Syukuran
Syukuran sering diidentikkan dengan acara makan-makan. Tak jarang orang tua mengadakan acara ulang tahun buat anaknya sebagai rasa syukur kepada Alloh. Padahal ulang tahun adalah kebiasaan orang selain kita dan kita dilarang untuk tasyabbuh (meniru) kebudayaan mereka.

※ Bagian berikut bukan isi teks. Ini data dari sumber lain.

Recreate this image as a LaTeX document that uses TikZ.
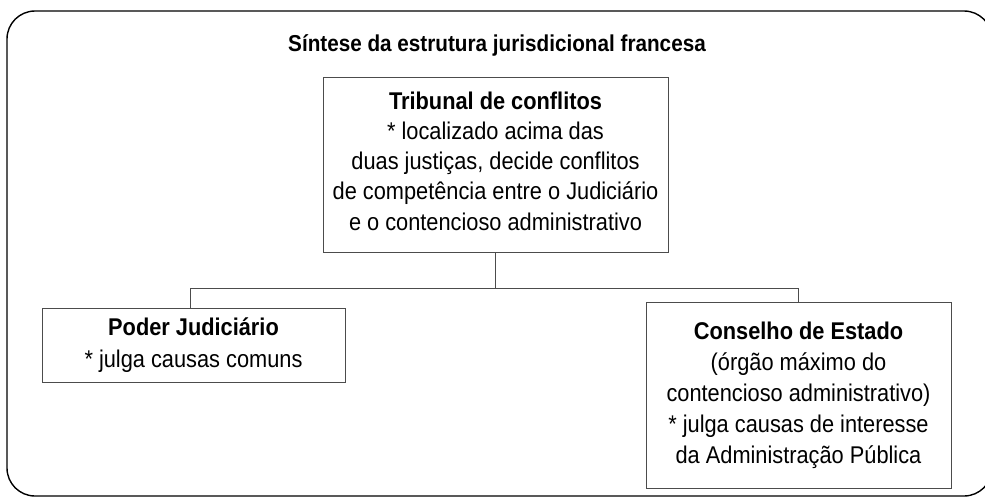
\documentclass[tikz,border=0pt]{standalone}
\usepackage{fontspec}
\setmainfont[FakeStretch=0.9]{Liberation Sans}
\newcommand{\hd}[1]{{\bfseries #1}}
\begin{document}
\begin{tikzpicture}[x=1pt,y=-1pt,
  every node/.style={inner sep=0pt},
  boxstyle/.style={draw=black!70, line width=0.6pt, align=center, font=\fontsize{24.2}{30.3}\selectfont},
  linkstyle/.style={draw=black!70, line width=0.6pt},
  framestyle/.style={draw=black, line width=1.4pt, rounded corners=28pt}]
\useasboundingbox (0,0) rectangle (985,498);
\draw[framestyle] (7,11) rectangle (992,496);
\node (title) at (497,45) {\fontsize{23}{26}\selectfont\bfseries Síntese da estrutura jurisdicional francesa};
\node[boxstyle, minimum width=345pt, minimum height=175pt] (trib) at (495.5,164.5) {};
\node[align=center, font=\fontsize{24.2}{30.3}\selectfont] (tribtext) at (495.5,161) {\hd{Tribunal de conflitos}\\* localizado acima das\\duas justiças, decide conflitos\\de competência entre o Judiciário\\e o contencioso administrativo};
\node[boxstyle, minimum width=303pt, minimum height=74pt, font=\fontsize{24.2}{32}\selectfont] (pj) at (193.5,345) {\hd{Poder Judiciário}\\* julga causas comuns};
\node[boxstyle, minimum width=305pt, minimum height=186pt, font=\fontsize{24.2}{31}\selectfont] (ce) at (798.5,395) {\hd{Conselho de Estado}\\(órgão máximo do\\contencioso administrativo)\\* julga causas de interesse\\da Administração Pública};
\coordinate (hy) at (0,288);
\coordinate (pjtop) at ([xshift=-3.5pt]pj.north);
\coordinate (cetop) at (ce.north);
\draw[linkstyle] (trib.south) -- (trib.south |- hy);
\draw[linkstyle] (pjtop) -- (pjtop |- hy) -- (cetop |- hy) -- (cetop);
\end{tikzpicture}
\end{document}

Karena syukur adalah ibadah dan prinsip ibadah adalah ittiba’ (sikap mengikuti apa yang dicontohkan oleh nabi) maka marilah kita lihat bagaimana rosululloh shollallohu alaihi wasallam mengajari kita cara bersyukur sebagaimana tercantum dalam sebuah hadits :
عَنْ زِيَادِ بْنِ عِلَاقَةَ سَمِعَ الْمُغِيرَةَ بْنَ شُعْبَةَ يَقُولُا قَامَ النَّبِيُّ صَلَّى اللَّهُ عَلَيْهِ وَسَلَّمَ حَتَّى وَرِمَتْ قَدَمَاهُ قَالُوا قَدْ غَفَرَ اللَّهُ لَكَ مَا تَقَدَّمَ مِنْ ذَنْبِكَ وَمَا تَأَخَّرَ قَالَ أَفَلَا أَكُونُ عَبْدًا شَكُورًا
Dari Ziyad bin Ilaqah ia mendengar Al Mughirah bin Syu'bah berkata: Nabi Shallallahu 'alaihi wa Salam shalat malam hingga kedua kaki beliau bengkak, mereka berkata: Allah telah mengampuni dosa Tuan yang telah berlalu dan yang dikemudian. Beliau bersabda: "Apakah aku tidak menjadi hamba yang bersyukur?" [muttafaq alaih]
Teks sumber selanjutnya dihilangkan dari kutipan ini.